While Atherton expressed appreciation for the Town’s efforts regarding the sidewalk along Smith Road near Andover subdivision and the Board’s acknowledgement of the “traffic mess” in Farragut — “it’s going to require significant efforts between BOMA, staff, consultants and residents to get this right” — he said he had concerns about the planned improvements at the Campbell Station/Kingston Pike intersection.
“It appears to me that BOMA got ahead of itself with the decision to fund reducing a lane width (to 10 feet) and having additional left turn lanes at Kingston Pike and Campbell Station,” he said. “It may be a good idea, but I doubt it’s an ideal solution because of a lack of input from Town of Farragut residents and businesses.
“Where was the opportunity provided for residents and busnesses to provide comments on the now funded proposal?” Atherton added. “I assume BOMA is aware of the concerns to reduce lane widths at the I-40 and Campbell Station overpass. Naturally, people are concerned with safety because their car would be 2 feet closer to other cars.
“Is BOMA aware of the minimum lane widths of 11 feet for truck turning radiuses? Did BOMA fund additional turn lanes without public having the chance to be part of the discussion?”
If so, “where was the opportunity provided?” Atherton asked. “I just want transparency. It just seems like, sometimes, BOMA is in a big hurry. They may be great ideas, but I think there needs to be a concerted effort … to get residents’ and businesses’ input.”

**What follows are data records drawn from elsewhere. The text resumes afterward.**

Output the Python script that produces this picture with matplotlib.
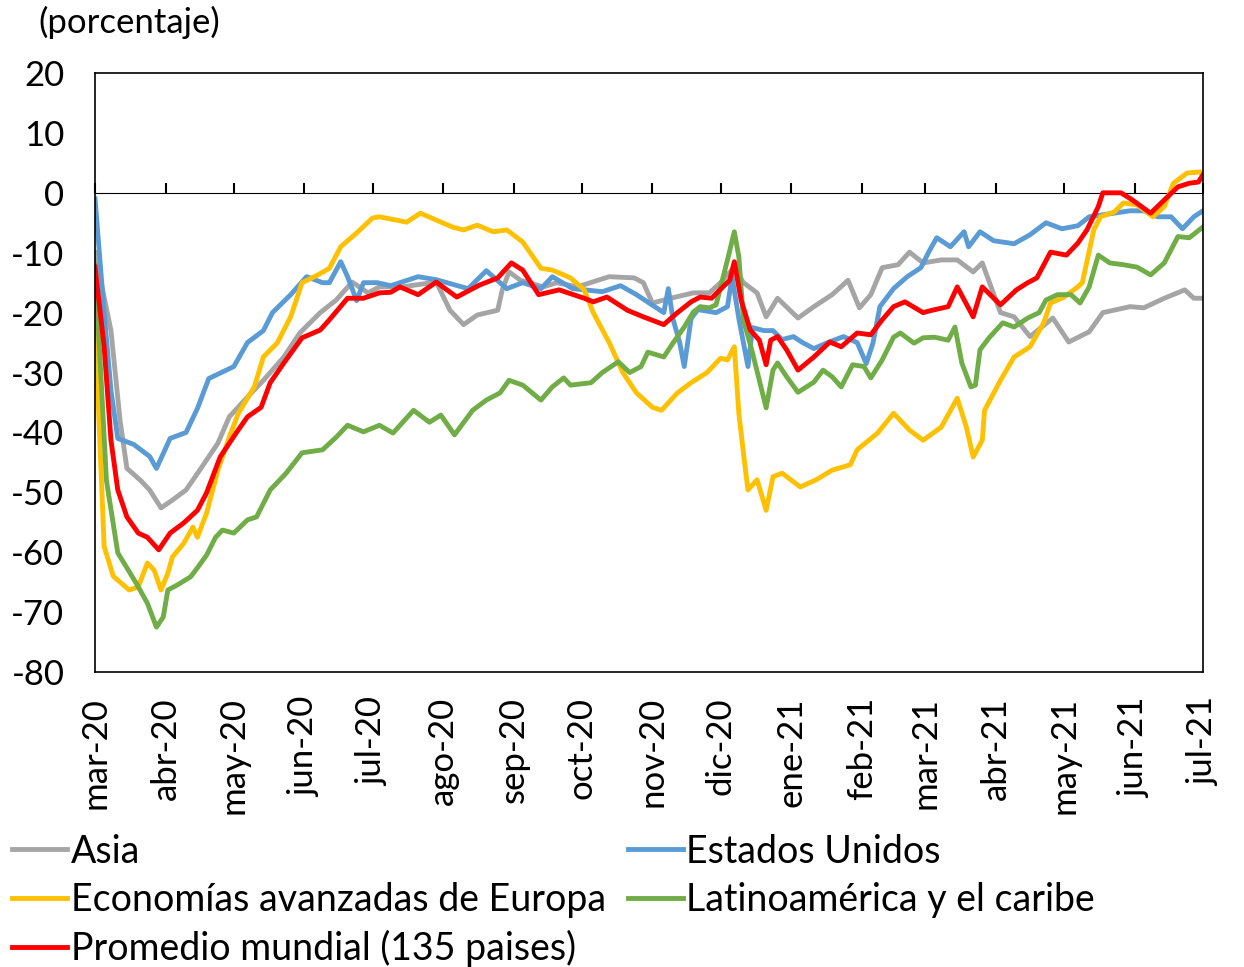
import numpy as np
import pandas as pd
import matplotlib
matplotlib.use("Agg")
import matplotlib.pyplot as plt
import matplotlib.dates as mdates

plt.rcParams['font.family'] = ['Lato', 'DejaVu Sans']
plt.rcParams['axes.unicode_minus'] = False

inicio = pd.Timestamp('2020-03-01')          # dia 0 del eje

# valores: (dias desde 1-mar-2020, porcentaje)
asia_dia = [0, 7, 11, 14, 20, 24, 29, 34, 40, 46, 54, 59, 67, 74, 83, 90, 99, 106, 113, 120, 125, 135,
            150, 156, 162, 168, 177, 179, 182, 187, 197, 203, 212, 221, 226, 237, 241, 245, 253, 263,
            270, 275, 281, 285, 291, 295, 300, 309, 316, 324, 331, 336, 341, 346, 353, 358, 364, 372,
            379, 386, 390, 398, 404, 411, 421, 428, 437, 443, 455, 461, 470, 479, 483, 487]
asia = [-10, -23, -38, -46, -48, -49.6, -52.6, -51.3, -49.6, -46.3, -41.8, -37.4, -34.1, -31.3, -27.4,
        -23.4, -20, -17.9, -14.9, -16.7, -15.7, -15.7, -14.9, -19.6, -22, -20.4, -19.6, -16.2, -13.2,
        -14.6, -15.7, -15, -15.7, -14.6, -14, -14.2, -15, -18.4, -17.6, -16.7, -16.7, -15, -12.4, -15,
        -16.7, -20.7, -17.6, -20.9, -19, -17, -14.6, -19.2, -17, -12.5, -12, -9.9, -11.7, -11.2, -11.2,
        -13.2, -11.7, -20, -20.7, -24, -20.9, -24.9, -23.2, -20, -19, -19.2, -17.6, -16.2, -17.6, -17.6]

eeuu_dia = [0, 4, 7, 10, 17, 24, 27, 33, 40, 45, 50, 61, 67, 74, 78, 86, 93, 100, 103, 108, 111, 115,
            118, 124, 130, 142, 150, 164, 172, 181, 188, 196, 201, 210, 223, 231, 238, 244, 250, 252,
            254, 257, 259, 262, 265, 273, 278, 280, 283, 287, 289, 294, 298, 302, 307, 311, 316, 322,
            329, 335, 339, 342, 345, 351, 357, 363, 367, 370, 376, 382, 384, 389, 395, 404, 411, 418,
            425, 432, 437, 446, 455, 461, 467, 473, 478, 483, 487]
eeuu = [-1, -20, -33, -41, -42, -44, -46, -41, -40, -36, -31, -29, -25, -23, -20, -17, -14, -15, -15,
        -11.5, -14, -18, -15, -15, -15.5, -14, -14.5, -16, -13, -16, -15, -16, -14, -16, -16.5, -15.5,
        -17, -18.5, -20, -16, -21, -25, -29, -21, -19.5, -20, -19, -14, -21, -29, -22.5, -23, -23,
        -24.5, -24, -25, -26, -25, -24, -25, -28.5, -25, -19, -16, -14, -12.5, -9.5, -7.5, -9, -6.5,
        -9, -6.5, -8, -8.5, -7, -5, -6, -5.5, -4, -3.5, -3, -3, -4, -4, -6, -4, -3]

europa_dia = [0, 4, 8, 15, 19, 23, 26, 29, 32, 34, 39, 43, 45, 49, 54, 59, 63, 70, 74, 80, 86, 91, 98,
              103, 108, 115, 122, 125, 137, 143, 157, 162, 168, 175, 181, 188, 196, 201, 209, 215, 219,
              226, 232, 238, 245, 249, 256, 262, 269, 275, 278, 281, 283, 285, 287, 291, 295, 298, 302,
              310, 317, 324, 332, 335, 344, 351, 358, 364, 372, 379, 383, 386, 390, 391, 398, 404, 411,
              417, 420, 426, 432, 434, 439, 442, 448, 452, 458, 465, 470, 474, 480, 486, 487]
europa = [-22, -59, -64, -66.3, -65.8, -61.8, -63, -66.3, -63.5, -60.8, -58.5, -55.8, -57.5, -53.5,
          -46.3, -40.8, -36.8, -32.4, -27.4, -25.1, -20.7, -15, -13.7, -12.6, -9, -6.7, -4.2, -4, -4.9,
          -3.4, -5.7, -6.2, -5.4, -6.5, -6.2, -8.2, -12.6, -12.9, -14.2, -16.2, -20, -25, -30, -33.4,
          -35.8, -36.3, -33.4, -31.7, -30, -27.6, -27.9, -25.7, -36.8, -43.4, -49.6, -47.9, -53, -47.4,
          -46.8, -49.1, -47.9, -46.3, -45.4, -42.9, -40.1, -36.8, -39.6, -41.3, -39.1, -34.3, -39.1,
          -44.1, -41.3, -36.3, -31.3, -27.4, -25.7, -21.7, -18.4, -17.4, -15.7, -15, -6.2, -4, -3.2,
          -1.7, -2, -4, -2.3, 1.6, 3.3, 3.5, 2.7]

latam_dia = [0, 5, 10, 14, 18, 23, 27, 30, 32, 36, 42, 45, 49, 53, 56, 61, 67, 71, 77, 84, 91, 100, 106,
             111, 118, 125, 131, 140, 147, 152, 158, 166, 172, 178, 182, 188, 196, 201, 206, 209, 218,
             223, 230, 235, 240, 243, 250, 254, 259, 263, 266, 270, 273, 278, 281, 283, 285, 289, 292,
             295, 298, 300, 304, 309, 316, 320, 324, 328, 333, 338, 341, 346, 351, 354, 360, 364, 369,
             375, 378, 381, 385, 387, 389, 393, 399, 404, 410, 415, 418, 423, 429, 433, 437, 441, 446,
             452, 458, 464, 470, 476, 481, 487]
latam = [-12, -48, -60.1, -62.6, -65.1, -68.5, -72.5, -70.8, -66.3, -65.5, -64.1, -62.6, -60.5, -57.5,
         -56.3, -56.8, -54.6, -54.1, -49.6, -46.8, -43.4, -42.9, -40.8, -38.8, -39.9, -38.8, -40.1,
         -36.3, -38.3, -37.1, -40.4, -36.3, -34.6, -33.4, -31.3, -32.1, -34.6, -32.4, -30.9, -32.1,
         -31.7, -30, -28.2, -30, -29, -26.6, -27.4, -25.1, -22.4, -19.9, -19, -19.2, -18.7, -11.2, -6.5,
         -10.7, -21.2, -26.7, -31.3, -35.9, -29.6, -28.4, -30.7, -33.3, -31.6, -29.6, -30.7, -32.4,
         -28.7, -29, -30.9, -27.9, -24.1, -23.4, -25.1, -24.2, -24.1, -24.6, -22.4, -28.4, -32.4, -32.1,
         -26.2, -24.2, -21.7, -22.4, -20.9, -20, -17.9, -17, -17, -18.4, -15.7, -10.4, -11.7, -12,
         -12.4, -13.7, -11.7, -7.3, -7.5, -5.7]

mundo_dia = [0, 4, 7, 10, 14, 19, 23, 28, 33, 39, 45, 49, 55, 62, 67, 73, 77, 83, 91, 99, 103, 111, 118,
             125, 130, 134, 142, 150, 159, 169, 177, 183, 188, 195, 204, 215, 219, 225, 234, 241, 250,
             256, 262, 266, 271, 276, 279, 281, 284, 288, 292, 295, 297, 300, 304, 309, 316, 323, 328,
             335, 341, 346, 351, 356, 364, 368, 375, 379, 386, 390, 398, 405, 410, 414, 420, 427, 432,
             436, 441, 443, 451, 456, 464, 470, 476, 481, 485, 487]
mundo = [-12.4, -25.7, -41.3, -49.6, -54.1, -56.8, -57.5, -59.6, -56.8, -55.1, -53, -50.1, -44.1, -40.1,
         -37.4, -35.8, -31.7, -28.4, -24.2, -22.9, -21.2, -17.6, -17.6, -16.7, -16.6, -15.7, -17, -14.9,
         -17.4, -15.4, -14.2, -11.7, -12.9, -17, -16.2, -17.6, -18.2, -17.4, -19.6, -20.7, -22, -20,
         -18.2, -17.4, -17.6, -15.7, -14.6, -11.5, -17.9, -22.9, -24.6, -28.7, -24.6, -24, -26.2, -29.6,
         -27.4, -24.9, -25.7, -23.4, -23.7, -21.2, -19, -18.2, -20, -19.6, -19, -15.7, -20.7, -15.7,
         -18.7, -16.2, -15, -14.2, -9.9, -10.4, -8.4, -6.2, -2.3, 0, 0, -1.2, -3.4, -1.2, 1, 1.6, 1.8, 3]

series = [
    ('Asia', asia_dia, asia, '#A5A5A5'),
    ('Estados Unidos', eeuu_dia, eeuu, '#5B9BD5'),
    ('Economías avanzadas de Europa', europa_dia, europa, '#FFC000'),
    ('Latinoamérica y el caribe', latam_dia, latam, '#70AD47'),
    ('Promedio mundial (135 paises)', mundo_dia, mundo, '#FF0000'),
]

meses = ['mar-20', 'abr-20', 'may-20', 'jun-20', 'jul-20', 'ago-20', 'sep-20', 'oct-20', 'nov-20',
         'dic-20', 'ene-21', 'feb-21', 'mar-21', 'abr-21', 'may-21', 'jun-21', 'jul-21']

fig = plt.figure(figsize=(12.44, 9.67), dpi=100)
ax = fig.add_axes([0.0764, 0.305, 0.8906, 0.6195])

lineas = {}
for nombre, dia, val, color in series:
    fechas = inicio + pd.to_timedelta(dia, unit='D')
    ln, = ax.plot(fechas, val, color=color, lw=3.5, solid_joinstyle='round', label=nombre)
    lineas[nombre] = ln

ymin, ymax = -80, 20
ax.set_ylim(ymin, ymax)
ax.set_yticks(np.arange(ymin, ymax + 1, 10))
fechas_mes = pd.date_range(inicio, periods=len(meses), freq='MS')
ax.set_xlim(fechas_mes[0], fechas_mes[-1])
ax.set_xticks(fechas_mes)
ax.set_xticklabels(meses, rotation=90)
ax.tick_params(axis='both', length=0, labelsize=25)
ax.tick_params(axis='y', pad=22)
ax.tick_params(axis='x', pad=18)
for s in ax.spines.values():
    s.set_linewidth(1.2)

# eje en cero con marcas de mes
eje0 = ax.secondary_xaxis((0 - ymin) / (ymax - ymin))
eje0.set_xticks(mdates.date2num(fechas_mes))
eje0.set_xticklabels([])
eje0.tick_params(direction='out', length=7, width=1.5, color='black')
eje0.spines['bottom'].set_linewidth(1.5)

fig.text(38 / 1244, 1 - 22 / 967, '(porcentaje)', fontsize=25, va='center', ha='left')

orden = ['Asia', 'Economías avanzadas de Europa', 'Promedio mundial (135 paises)',
         'Estados Unidos', 'Latinoamérica y el caribe']
fig.legend([lineas[n] for n in orden], orden, ncol=2, loc='upper left',
           bbox_to_anchor=(0.01, 0.138), frameon=False, fontsize=27,
           handlelength=1.45, handletextpad=0.1, columnspacing=0.6, labelspacing=0.33,
           borderaxespad=0, borderpad=0)

fig.savefig('out.png', dpi=100)
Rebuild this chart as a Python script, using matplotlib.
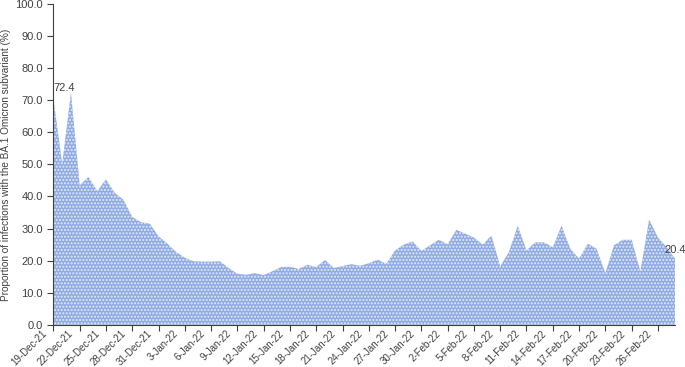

As the budget amendment was for a traffic flow improvement project at North Campbell Station and the Interstate 40/75 interchange, the board initially focused on that project.
“We’ve been getting an awful lot of complaints about the traffic backing up on Campbell Station Road because of how hard it is to get underneath the Interstate and people from Hardin Valley trying to get westbound,” Alderman Ron Pinchok said. “There is a fix coming, we hope, within the five to 10 years, with the new interchange, (but) we had come up with something now.
“We looked at a lot of different alternatives,” he added. “There wasn’t much we could do — it’s just so narrow. We had to get a second turn lane … it’s just a short-term fix with hopefully a long-term fix coming down the road.”
“There’s been a lot about the 10-foot lanes,” Vice Mayor Louise Povlin said. “Given the limited opportunities we have there with the bridges and seeing that there was space there, we worked with our engineers to work through this, and we’re in the design process.
“If we could not put that lane in and be safe, we would not do it,” Povlin added. “This project was discussed in public-noticed meetings.
“It was on the agenda; there are drawings. There were opportunities for people to come in and give their input.”
Regarding the Campbell Station/Kingston Pike improvements, Town administrator David Smoak said it is on the CIP for the 2023 fiscal year starting July 1.
“What happens at that point is it gets put in the budget, and during the next fiscal year, staff will work toward getting a design and plan for the project that would come to the Board of Mayor and Aldermen,” Smoak said. “People can make comments at that time.”
“All we have funded is the right-of-way and design. The construction will be funded the following year,” he added.
The Board voted unanimously to approve, on second reading, increasing the CIP fund by $17,538, a $250,000 increase to the Campbell Station Road/I-40 improvements and $67,538 for McFee Park Phase 3.
“We’re just re-allocating some funds from the land acquisition expense line item to the Campbell Station project,” Town recorder/treasurer Allison Myers said. “The State Street Aid (fund) will increase $132,304 … due to the increased cost of the annual resurfacing program.
In other business, the Board unanimously approved a change to the Town’s ordinance 22-10 concerning nuisances and property maintenance to correct a clerical error in the ordinance’s lot clearing section.